Cheers, Deses, I had a look in Smith and Hall’s English-Latin dictionary:

  • lean: macer, strigosus (occurs in Livius!), exilis …

  • thin: tenuis, rarus, gracilis, subtilis, levidensis …

  • slender: gracilus, praegracilis …

But still no macidus

adz000: Beneventan scriptorium? Please explain :slight_smile:

Is that the dictionary your teacher recommended?

nice point, adz! i seem to recall that the nigh incomparable AEH in a J.Ph. article suggests that uegrandi macie torridum was the result of the incorrect word division of VEGRANDEMACRETORRIDUM, whence uegrandem ac retorridum should be read. at this present moment in time i have access neither to the article nor his collected papers, but i shouldn’t think he dabbles in macidus!
there does not seem an etymological link between marcidus (which was occasionally spelt macidus) and (*?)macidus < macies.
as to my points before, amans, maceo occurs in Pl. but macidus is unattested.
my mention of Souter was a slip - i consulted him at the same time as i consulted Latham, and it was from the latter that my comments about the entry came, hence the ‘ante 1250’.

~D

adz-any news on the bibliog? i recently got Porson’s Letters to Travis, and some more Classical scholars’ letters.

Hi, Deses. No, I didn’t get any recommendations from my teacher. I just bought one: I thought it looked okay from what I could gather. Do you know it? Around 1,000 pages, originally published in 1871, this is a 2000 reissue. It was relatively cheap… around 30 dollars, I think. I’d love to hear your comments. :smiley:

Oh, thanks, whiteoctave; I am relatively new to classical philology (as you can gather from the very fact that my assignments offer so so profoundly altered texts), - but I understand: a word may occur in a certain writer but that does not mean that a certain form of that word does occur. And macidus is… shall we say, a relatively “free” derivate of maceo?

So, macidus doesn’t occur in Souter either, but in Latham?

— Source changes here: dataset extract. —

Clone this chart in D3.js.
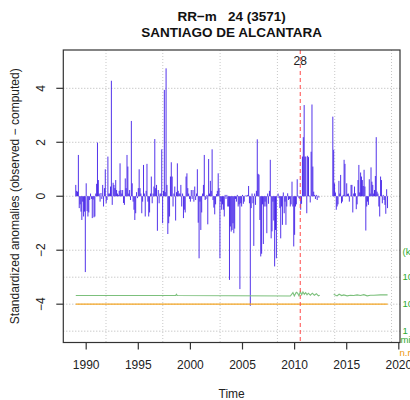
<!DOCTYPE html>
<html><head><meta charset="utf-8">
<script src="https://cdn.jsdelivr.net/npm/d3@7"></script>
<style>
body{margin:0;background:#fff}
svg{display:block;font-family:"Liberation Sans",Arial,Helvetica,sans-serif}
</style>
</head><body>
<svg id="c" width="410" height="400"></svg>
<script>
// ---------------- data ----------------
const titleLine1 = "RR\u2212m   24 (3571)";
const titleLine2 = "SANTIAGO DE ALCANTARA";
const yTitle = "Standardized anomalies (observed \u2212 computed)";
const xTitle = "Time";

const startYear = 1989;               // monthly series, Jan 1989 .. Dec 2018
const anomalyRows = [
  [0.42, 0.2, 0.17, 1.53, -0.44, -0.3, -0.57, -0.88, -0.2, -0.75, -0.57, -2.81],   // 1989
  [0.48, -0.55, -0.75, -0.6, -0.14, 0.1, -0.1, -0.81, -0.12, -0.78, -0.75, 0.1],   // 1990
  [0.46, 1.99, 0.6, 0.1, -0.2, 0.12, -0.1, 0.42, -0.38, 0.3, 1.0, -0.26],          // 1991
  [-0.14, 1.47, 0.1, 0.1, 0.36, 4.28, -0.32, 0.5, 0.42, 0.3, 0.6, 0.23],           // 1992
  [0.1, 0.05, 0.2, 1.22, 0.23, 0.1, 0.23, -0.25, -0.32, 0.66, 0.3, 1.53],          // 1993
  [1.1, 0.1, 0.23, -0.14, 2.79, 0.48, -0.2, -0.5, -0.88, -0.63, 0.15, -0.07],      // 1994
  [0.3, 1.0, 0.3, 0.1, -0.63, -0.2, 1.16, 0.1, -0.75, 0.2, 1.2, -0.2],             // 1995
  [-0.75, -0.6, 0.1, 0.73, -0.26, 0.1, 0.36, 2.12, 0.3, 0.42, -1.28, 0.23],        // 1996
  [-0.26, 0.1, 0.1, 1.74, -1.0, 0.2, 3.94, 0.15, 4.74, 0.42, -1.4, -1.0],          // 1997
  [-0.75, 0.73, 1.26, 0.73, -0.38, 0.1, 0.36, -0.9, 0.15, 1.22, 0.2, 0.1],         // 1998
  [0.1, 0.42, -0.38, 0.1, -0.81, -0.5, -0.6, 0.73, 0.85, 0.3, 0.1, -0.1],          // 1999
  [-0.2, 0.23, -0.1, 0.23, -0.2, 0.36, -0.14, 0.1, 1.0, -0.98, -2.3, -0.2],        // 2000
  [-1.25, -0.6, 0.1, 0.42, 1.53, -0.14, -0.1, 0.05, -1.04, 1.38, 0.1, 0.57],       // 2001
  [0.2, 1.74, -0.14, -0.42, -0.67, -0.3, 0.08, 0.2, 0.85, 0.3, -2.3, -0.2],        // 2002
  [-0.5, -0.3, -0.5, -0.75, 0.05, -0.1, 0.05, -0.38, -0.38, -3.1, -1.12, -1.31],   // 2003
  [-1.25, -1.0, -1.37, -1.2, -0.1, -0.2, 0.05, -0.38, -0.3, -3.44, -0.26, -0.38],  // 2004
  [0.05, -0.28, -0.2, 0.02, 0.03, 0.02, 0.05, 0.38, -0.26, -4.06, -0.44, 0.1],     // 2005
  [-0.26, -1.84, 0.1, -0.32, 0.2, 2.11, 0.83, 0.8, -0.88, -2.23, -2.13, -0.3],     // 2006
  [-1.77, -0.38, -0.2, -0.38, -1.37, 0.1, -0.28, 0.2, 1.35, -1.56, -1.3, -0.2],    // 2007
  [-0.9, -2.6, -1.25, -2.3, 0.02, 0.1, -0.07, -0.44, -1.56, -0.38, -1.06, 0.14],   // 2008
  [-0.63, -0.2, -1.06, -0.38, 0.11, -0.14, -0.1, -0.38, -0.3, 0.54, -0.38, -1.86], // 2009
  [-1.43, -0.38, -0.3, 0.63, 0.02, -0.07, -0.1, -0.5, -0.28, 1.47, 2.19, 3.38],    // 2010
  [1.47, 1.47, -0.63, 1.5, 1.45, 0.02, -0.23, 1.65, 3.4, 1.1, 0.17, 0.05],         // 2011
  [-0.1, 0.05, -0.14, 0.02, -0.05, null, null, null, null, null, null, null],      // 2012
  [null, null, null, null, null, null, null, null, 2.95, 1.72, 0.48, 0.14],        // 2013
  [-0.5, -0.38, -0.3, 0.57, 0.1, 0.79, -0.26, -0.2, 0.05, 1.35, 1.2, 0.02],        // 2014
  [0.48, 0.09, 0.1, -0.2, 0.02, 0.42, 0.42, -0.6, 0.1, 0.36, 0.11, -0.48],         // 2015
  [-0.3, 0.6, 1.16, 0.14, 0.88, 0.73, 0.6, 0.38, 0.98, 0.36, -1.27, -0.38],        // 2016
  [-0.2, -0.32, 0.63, 0.1, 1.07, 0.54, 0.42, 0.1, 0.23, 0.75, 2.19, 0.17],         // 2017
  [0.1, -0.38, -0.75, 0.73, 0.6, -0.26, 0.05, -0.14, -0.32, -0.65, 0.26, -0.44]    // 2018
];

const breakYears = [2010.54];
const breakLabels = ["28"];

// minimum distance to reference stations (km, right log axis)
const distDates = [1989.0, 1998.6, 1998.65, 1998.75, 2009.59, 2009.84, 2009.97, 2010.16, 2010.29,
  2010.42, 2010.55, 2010.68, 2010.80, 2010.93, 2011.06, 2011.19, 2011.32, 2011.51, 2011.70,
  2011.89, 2012.09, 2012.28, 2012.41, 2013.0, 2013.75, 2014.07, 2014.27, 2014.52, 2014.71,
  2015.04, 2015.36, 2015.68, 2016.0, 2016.32, 2016.64, 2016.96, 2017.28, 2017.6, 2018.24, 2018.92];
const distKm = [20.9, 20.9, 23.4, 20.9, 20.0, 26.9, 20.3, 27.7, 25.5,
  20.3, 29.5, 22.1, 28.6, 23.4, 26.9, 22.1, 25.5, 21.5, 25.5,
  21.5, 24.5, 20.3, 21.5, null, 23.4, 20.3, 23.4, 20.9, 22.1,
  20.3, 21.5, 20.9, 22.1, 20.9, 22.6, 20.3, 21.5, 21.5, 22.1, 22.1];
// number of references (right log axis)
const nrefDates = [1989.0, 2018.92];
const nrefVals = [10, 10];

const xTicks = [1990, 1995, 2000, 2005, 2010, 2015, 2020];
const yTicks = [4, 2, 0, -2, -4];
const hGridVals = [4, 2, 0, -2, -3, -4, -5];
const vGridYears = [1991.9, 1997.35, 2002.85, 2008.35, 2013.85, 2019.3];
const rightTicks = [100, 10, 1];
const rightUnit = "(km)";
const rightLegend = ["min.d.", "n.ref"];

// ---------------- drawing ----------------
const svg = d3.select("#c");
svg.append("rect").attr("width", 410).attr("height", 400).attr("fill", "#fff");

const L = 63.3, R = 400, T = 50, B = 342.5;

const series = [];
anomalyRows.forEach((row, i) => row.forEach((v, m) => {
  series.push({ t: startYear + i + m / 12, v: v });
}));
const ext = d3.extent(series, d => d.t);
const pad = (ext[1] - ext[0]) * 0.04;
const x = d3.scaleLinear().domain([ext[0] - pad, ext[1] + pad]).range([L, R]);
const y = d3.scaleLinear().domain([-5.42, 5.42]).range([B, T]);
const yR = d3.scaleLog().domain([1, 100]).range([y(-5), y(-3)]);

const minus = s => String(s).replace("-", "\u2212");

// grid
const grid = svg.append("g").attr("stroke", "#b4b4b4").attr("stroke-dasharray", "1,2").attr("stroke-width", 1);
hGridVals.forEach(v => grid.append("line").attr("x1", L).attr("x2", R).attr("y1", y(v)).attr("y2", y(v)));
vGridYears.forEach(t => grid.append("line").attr("x1", x(t)).attr("x2", x(t)).attr("y1", T).attr("y2", B)
  .attr("stroke", "#c8c8c8"));

// spikes
const spikeG = svg.append("g").attr("stroke", "#3510e6").attr("stroke-opacity", 0.85).attr("stroke-width", 1);
series.filter(d => d.v !== null).forEach(d => {
  spikeG.append("line").attr("x1", x(d.t)).attr("x2", x(d.t)).attr("y1", y(0)).attr("y2", y(d.v));
});

// distance line (green) and n.ref line (orange)
const distPts = distDates.map((t, i) => ({ t, v: distKm[i] }));
svg.append("path").datum(distPts)
  .attr("d", d3.line().defined(d => d.v !== null).x(d => x(d.t)).y(d => yR(d.v)))
  .attr("fill", "none").attr("stroke", "#7cc07c").attr("stroke-width", 1.1);
const nrefPts = nrefDates.map((t, i) => ({ t, v: nrefVals[i] }));
svg.append("path").datum(nrefPts)
  .attr("d", d3.line().x(d => x(d.t)).y(d => yR(d.v)))
  .attr("fill", "none").attr("stroke", "#f5a623").attr("stroke-width", 1.2);

// break line
breakYears.forEach((b, i) => {
  svg.append("line").attr("x1", x(b)).attr("x2", x(b)).attr("y1", T).attr("y2", B)
    .attr("stroke", "#ff4848").attr("stroke-width", 1).attr("stroke-dasharray", "4,3");
  svg.append("text").attr("x", x(b)).attr("y", T + 15).attr("text-anchor", "middle")
    .attr("font-size", 12).attr("fill", "#222").text(breakLabels[i]);
});

// box
svg.append("rect").attr("x", L).attr("y", T).attr("width", R - L).attr("height", B - T)
  .attr("fill", "none").attr("stroke", "#333").attr("stroke-width", 1.2);

// x axis
const xa = svg.append("g");
xTicks.forEach(t => {
  xa.append("line").attr("x1", x(t)).attr("x2", x(t)).attr("y1", B).attr("y2", B + 7)
    .attr("stroke", "#333").attr("stroke-width", 1.2);
  xa.append("text").attr("x", x(t)).attr("y", B + 26).attr("text-anchor", "middle")
    .attr("font-size", 12).attr("fill", "#222").text(t);
});
svg.append("text").attr("x", (L + R) / 2).attr("y", 397.5).attr("text-anchor", "middle")
  .attr("font-size", 12).attr("fill", "#222").text(xTitle);

// y axis
const ya = svg.append("g");
yTicks.forEach(v => {
  ya.append("line").attr("x1", L - 7).attr("x2", L).attr("y1", y(v)).attr("y2", y(v))
    .attr("stroke", "#333").attr("stroke-width", 1.2);
  ya.append("text").attr("transform", `translate(${L - 18},${y(v)}) rotate(-90)`)
    .attr("text-anchor", "middle").attr("font-size", 12).attr("fill", "#222").text(minus(v));
});
svg.append("text").attr("transform", `translate(19,${(T + B) / 2}) rotate(-90)`)
  .attr("text-anchor", "middle").attr("font-size", 12).attr("fill", "#222").text(yTitle);

// right labels (cut by the window edge, as in the reference)
const rg = svg.append("g").attr("font-size", 9.6);
rg.append("text").attr("x", R + 2.5).attr("y", y(-2) + 4.5).attr("fill", "#2faa2f").text(rightUnit);
rightTicks.forEach(k => rg.append("text").attr("x", R + 2.5).attr("y", yR(k) + 3.2)
  .attr("fill", "#2faa2f").text(k));
rg.append("text").attr("x", R + 0.5).attr("y", yR(1) + 12).attr("fill", "#2faa2f").text(rightLegend[0]);
rg.append("text").attr("x", R - 0.5).attr("y", yR(1) + 24.5).attr("fill", "#ee9a10").text(rightLegend[1]);

// titles
svg.append("text").attr("x", (L + R) / 2).attr("y", 21).attr("text-anchor", "middle")
  .attr("font-size", 13.5).attr("font-weight", "bold").attr("fill", "#111")
  .style("white-space", "pre").text(titleLine1);
svg.append("text").attr("x", (L + R) / 2).attr("y", 36.5).attr("text-anchor", "middle")
  .attr("font-size", 13.5).attr("font-weight", "bold").attr("fill", "#111").text(titleLine2);
</script>
</body></html>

Except that he has the questionmark you mentioned and the “ante 1250”?

yes macidus occurs in Latham but is deemed questionable on grounds of orthography, suggesting (ut ante dixi) that it is either an alternative form of marcidus (which is Classical in a similar sense to *macidus, although the etymology of macies and marceo is apparently distinct) or, less likely, a misspelling of madidus via the intermediary matidus.
as for Smith and Hall it is a very fine dictionary - the full edition came out in 1871 as you say and was subsequently followed up by many editions of an abridged version, which contains almost as much information in terms of words but less context and citation. it is a good thesaurus (in the more literal sense) but always needs to be checked in terms of Classical usage.

~D

I looked macidus up in a few dictionaries at my university library, and found it in two, CORPVS CHRISTIANORVM, Lexicon Latinitatis medii aevi, a latin-french dictionary of medieval latin. There it was said to mean desséché, or dry, shriveled up.
The second was a german one, Mittellateinisches Glosser by E. Habel & F. Gröbel, 2nd edition. Macidus was translated as mager, dürr; meaning thin, dry or lean.
Hope this helps.

Salve Gunnari,

Thanks for checking out those resources. Did you notice if your dictionaries mentioned examples, references to medieval literature or to certain authors? Further: did they have any reservations about the word, as described by whiteoctave?

Cheers, and thanks again.

Nope, just the explanation. The German one is rather small and I was suprised to find that word in it, but the French one is bigger but sadly did not offer any examples or point to sources.
I also checked the Thesaurus Linguae Latinae, but not too suprisingly, given that it is a medieval word, it did not list it.